Quels enseignements en tirez-vous ?
J’ai été stupéfait par la capacité au changement des agents. On souligne souvent les freins aux réformes découlant de la peur du changement. Ces expériences me font penser que les personnes ne craignent pas le changement. Elles ont juste peur de perdre : au sein des groupes humains, chacun négocie le meilleur compromis entre son intérêt personnel et l’intérêt collectif, et c’est ainsi qu’il trouve sa place dans le groupe. Si, grâce à la construction la plus collective possible, on donne à chacun la possibilité de renégocier ce compromis et donc sa place au sein du groupe, on est surpris de l’adhésion au changement.
La difficulté réside beaucoup dans le temps dont on dispose pour cela. La construction collective nécessite du temps. Or, notre époque, toute fondée sur l’instantanéité, raccourcit systématiquement les plannings.
Un conseil de lecture ?
Un seul livre ? C’est une question impossible !

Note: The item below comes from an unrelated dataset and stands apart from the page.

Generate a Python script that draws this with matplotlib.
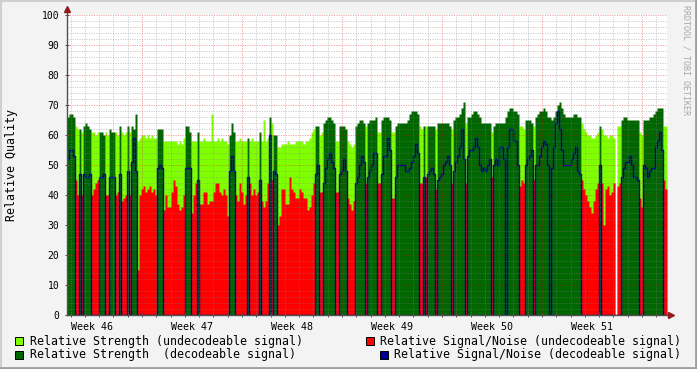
import numpy as np
import matplotlib.pyplot as plt
from matplotlib.lines import Line2D
from matplotlib.patches import Rectangle

# one sample every 7/50 day (2 px), six weeks = 300 samples
# U = undecodeable, D = decodeable, G = no data
state = ("DDDDUUDUDDDDUUUUDDDUUDDDUUDUUUDUDDDUUUUUUUUUUDDDUU"
         "UUUUUUUUUDDDUUUDUUUUUUUUUUUUUUUDDDUUUUUUDUUUUUDUUU"
         "UDUDDUUUUUUUUUUUUUUUUUUUDDUUDDDDDDUUDDDDUUUUDDDDDU"
         "DDDDDUUDDDDDUUDDDDDDDDDDDDUUDUDDDDUDDDDDDDUDDDDDDU"
         "DDDDDDDDDDDDUDDDDDDDDDDDDDUUUDDDDUDDDDDDDDDDDDDDDD"
         "DDDDDDDUUUUUUUUUDUUUUUUUGUUDDDDDDDDDUUDDDDDDDDDDUU")

strength_vals = [
    66, 67, 67, 66, 63, 62, 62, 61, 63, 64, 63, 62, 61, 61, 60, 61, 61, 61, 60, 61,
    60, 62, 61, 61, 61, 60, 63, 61, 60, 61, 63, 61, 63, 62, 67, 58, 59, 60, 60, 59,
    60, 59, 60, 59, 59, 62, 62, 62, 58, 58,
    58, 58, 58, 58, 58, 57, 58, 57, 59, 63, 63, 61, 58, 58, 58, 61, 58, 58, 59, 58,
    58, 58, 67, 58, 58, 59, 58, 59, 58, 58, 57, 60, 64, 61, 58, 58, 59, 58, 58, 58,
    59, 58, 59, 58, 58, 58, 61, 58, 65, 58,
    59, 66, 64, 60, 60, 56, 56, 57, 57, 57, 58, 57, 57, 57, 58, 58, 58, 58, 57, 58,
    58, 59, 61, 62, 63, 63, 60, 61, 64, 65, 66, 66, 65, 64, 58, 58, 63, 63, 63, 62,
    58, 57, 56, 57, 63, 64, 65, 65, 64, 63,
    64, 65, 65, 65, 66, 61, 61, 65, 66, 66, 66, 65, 61, 61, 63, 64, 64, 64, 64, 64,
    65, 67, 68, 68, 68, 67, 63, 62, 63, 63, 63, 63, 63, 63, 62, 64, 64, 64, 64, 64,
    64, 63, 62, 65, 66, 66, 67, 69, 71, 64,
    66, 66, 67, 68, 68, 67, 66, 64, 64, 64, 64, 64, 61, 63, 64, 64, 64, 64, 64, 66,
    68, 69, 69, 68, 68, 67, 63, 63, 62, 65, 65, 65, 64, 63, 66, 67, 68, 68, 69, 68,
    66, 66, 65, 66, 68, 70, 71, 69, 67, 66,
    66, 66, 66, 67, 67, 66, 66, 64, 62, 61, 60, 60, 59, 59, 60, 61, 63, 62, 60, 60,
    59, 60, 60, 59, 0, 63, 63, 65, 66, 66, 65, 65, 65, 65, 65, 65, 61, 60, 65, 65,
    65, 66, 66, 67, 68, 69, 69, 69, 63, 63,
]

snr_vals = [
    52, 55, 55, 53, 45, 40, 47, 40, 47, 46, 46, 47, 40, 42, 44, 45, 46, 46, 47, 40,
    40, 46, 46, 46, 40, 41, 47, 38, 39, 40, 48, 40, 51, 59, 48, 15, 40, 42, 43, 41,
    42, 43, 41, 42, 40, 49, 50, 49, 35, 40,
    36, 36, 41, 45, 43, 37, 35, 36, 40, 49, 49, 49, 34, 40, 44, 45, 37, 37, 41, 41,
    37, 38, 38, 41, 44, 44, 41, 40, 42, 40, 33, 48, 53, 48, 40, 38, 44, 41, 37, 40,
    46, 44, 40, 42, 40, 41, 45, 38, 36, 38,
    44, 60, 45, 48, 47, 30, 33, 42, 42, 37, 37, 46, 42, 41, 39, 39, 42, 41, 39, 39,
    35, 36, 40, 44, 47, 50, 41, 41, 44, 49, 52, 54, 51, 49, 41, 41, 47, 48, 52, 48,
    39, 37, 35, 38, 44, 46, 50, 53, 51, 44,
    46, 48, 50, 54, 54, 44, 44, 47, 53, 53, 59, 55, 39, 39, 46, 50, 50, 50, 50, 48,
    48, 49, 51, 53, 57, 54, 44, 44, 46, 46, 47, 48, 49, 47, 42, 45, 46, 47, 50, 51,
    53, 50, 44, 48, 51, 53, 56, 62, 52, 44,
    53, 55, 55, 56, 59, 56, 50, 48, 49, 48, 50, 52, 46, 50, 52, 50, 56, 56, 52, 0,
    56, 62, 62, 58, 58, 50, 43, 45, 44, 50, 52, 53, 55, 45, 50, 50, 53, 56, 58, 57,
    50, 0, 49, 56, 64, 68, 62, 55, 50, 50,
    50, 50, 52, 54, 56, 48, 47, 45, 42, 40, 38, 36, 34, 38, 42, 44, 50, 44, 30, 42,
    43, 40, 41, 44, 0, 43, 44, 46, 49, 51, 51, 53, 50, 46, 46, 45, 39, 36, 50, 49,
    46, 48, 49, 49, 56, 58, 61, 55, 45, 42,
]

week_labels = ["Week 46", "Week 47", "Week 48", "Week 49", "Week 50", "Week 51"]

LIGHT = "#80FF00"
RED = "#FF0000"
DARK = "#006600"
BLUE = "#000099"
MONO = "DejaVu Sans Mono"

W, H = 697, 369
fig = plt.figure(figsize=(W / 100, H / 100), dpi=100)
fig.patch.set_facecolor("#F3F3F3")
ax = fig.add_axes([67 / W, 54 / H, 600 / W, 300 / H])
ax.set_facecolor("white")

n = len(state)
step = 7 / 50
t = np.arange(n + 1) * step
is_u = np.array([s == "U" for s in state])
is_d = np.array([s == "D" for s in state])
strength = np.array(strength_vals, float)
snr = np.array(snr_vals, float)


def ext(a):
    return np.append(a, a[-1])


ax.fill_between(t, 0, ext(np.where(is_u, strength, 0)), step="post", color=LIGHT, lw=0, zorder=1)
ax.fill_between(t, 0, ext(np.where(is_u, snr, 0)), step="post", color=RED, lw=0, zorder=1.1)
ax.fill_between(t, 0, ext(np.where(is_d, strength, 0)), step="post", color=DARK, lw=0, zorder=1.2)
ax.step(t, ext(np.where(is_d, snr, 0)), where="post", color=BLUE, lw=1.0, zorder=1.3)

ax.set_xlim(0, 42)
ax.set_ylim(0, 100)

# grid drawn on top of the data, like rrdtool does
dots = (0, (1, 1.4))
for y in range(0, 101, 2):
    if y % 10:
        ax.axhline(y, color="#808080", alpha=0.45, lw=0.72, ls=dots, zorder=3)
    elif y:
        ax.axhline(y, color="#E00000", alpha=0.4, lw=0.72, ls=dots, zorder=3)
for d in np.arange(0.25, 42, 1.0):
    if abs((d - 5.25) % 7) < 1e-6:
        ax.axvline(d, color="#E00000", alpha=0.4, lw=0.72, ls=dots, zorder=3)
    else:
        ax.axvline(d, color="#808080", alpha=0.45, lw=0.72, ls=dots, zorder=3)

for s in ax.spines.values():
    s.set_visible(False)

AXC = "#505050"
ax.add_line(Line2D([0, 0], [0, 1.013], transform=ax.transAxes, color=AXC, lw=1, clip_on=False, zorder=4))
ax.add_line(Line2D([0, 1.003], [0, 0], transform=ax.transAxes, color=AXC, lw=1, clip_on=False, zorder=4))
ax.plot([0], [1.02], marker="^", ms=4, color="#8E1C1C", transform=ax.transAxes, clip_on=False, zorder=5)
ax.plot([1.006], [0], marker=">", ms=4, color="#8E1C1C", transform=ax.transAxes, clip_on=False, zorder=5)

ax.set_yticks(range(0, 101, 10))
ax.set_yticklabels([str(v) for v in range(0, 101, 10)], fontsize=7, family=MONO)
ax.tick_params(axis="y", direction="inout", length=3, width=0.7, color=AXC, pad=4)
ax.set_xticks([1.75 + 7 * k for k in range(len(week_labels))])
ax.set_xticklabels(week_labels, fontsize=7.2, family=MONO)
ax.tick_params(axis="x", length=0, pad=5)
ax.set_xticks(np.arange(0.25, 42, 1.0), minor=True)
ax.tick_params(axis="x", which="minor", direction="inout", length=2.5, width=0.7, color=AXC)

fig.text(12 / W, 1 - 165 / H, "Relative Quality", rotation=90, ha="center", va="center",
         fontsize=8.4, family=MONO)
fig.text(686 / W, 1 - 60 / H, "RRDTOOL / TOBI OETIKER", rotation=270, ha="center", va="center",
         fontsize=6, family=MONO, color="#A8A8A8")

legend = [
    (15, 341, LIGHT, "Relative Strength (undecodeable signal)"),
    (366, 341, RED, "Relative Signal/Noise (undecodeable signal)"),
    (15, 354.5, DARK, "Relative Strength  (decodeable signal)"),
    (380, 354.5, BLUE, "Relative Signal/Noise (decodeable signal)"),
]
for x0, yc, col, label in legend:
    fig.patches.append(Rectangle((x0 / W, 1 - (yc + 4) / H), 8 / W, 8 / H, transform=fig.transFigure,
                                 facecolor=col, edgecolor="black", lw=0.7))
    fig.text((x0 + 14.5) / W, 1 - yc / H, label, ha="left", va="center", fontsize=8.4, family=MONO)

# 3d frame
fig.add_artist(Line2D([0, 1], [1 - 1 / H, 1 - 1 / H], color="#CFCFCF", lw=1.5))
fig.add_artist(Line2D([1 / W, 1 / W], [0, 1], color="#CFCFCF", lw=1.5))
fig.add_artist(Line2D([0, 1], [1.5 / H, 1.5 / H], color="#9E9E9E", lw=2))
fig.add_artist(Line2D([1 - 1.5 / W, 1 - 1.5 / W], [0, 1], color="#9E9E9E", lw=2))

fig.savefig("out.png", dpi=100, facecolor=fig.get_facecolor())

Je vous en citerais volontiers deux qui, malgré leur ancienneté, restent des références et ont même gagné en acuité à notre époque de changement dans la manière dont on appréhende le travail : « L’acteur et le système », de Crozier et Friedberg, et « Grandeur et décadence de la planification stratégique », de Mintzberg. Ils montrent ce qu’est véritablement une organisation et l’erreur qu’il y a à la considérer comme une machine rationnelle actionnée par des acteurs dont la place est déterminée par un organigramme et un cadre stratégique formel. Priorité aux jeux d’acteurs et à la créativité !
Mais je conseillerais plutôt aux manageurs de ne pas se cantonner aux livres de management!
Comprendre les ressorts qui sous-tendent la société dans laquelle on vit me paraît au moins aussi utile, surtout quand on travaille pour le service public. Le dernier ouvrage du philosophe récemment disparu, Michel Meyer, me paraît éclairant : « Principia politica », dans une sorte de synthèse des sciences sociales, analyse les sociétés comme un jeu d’équilibre entre appartenance à des groupes (religieux, familiaux, de classes…) et distances entre eux. Une analyse féconde pour comprendre clivages et communautarismes.
Bon, vous m’aviez demandé un livre, j’en ai cité trois, j’ai un peu triché.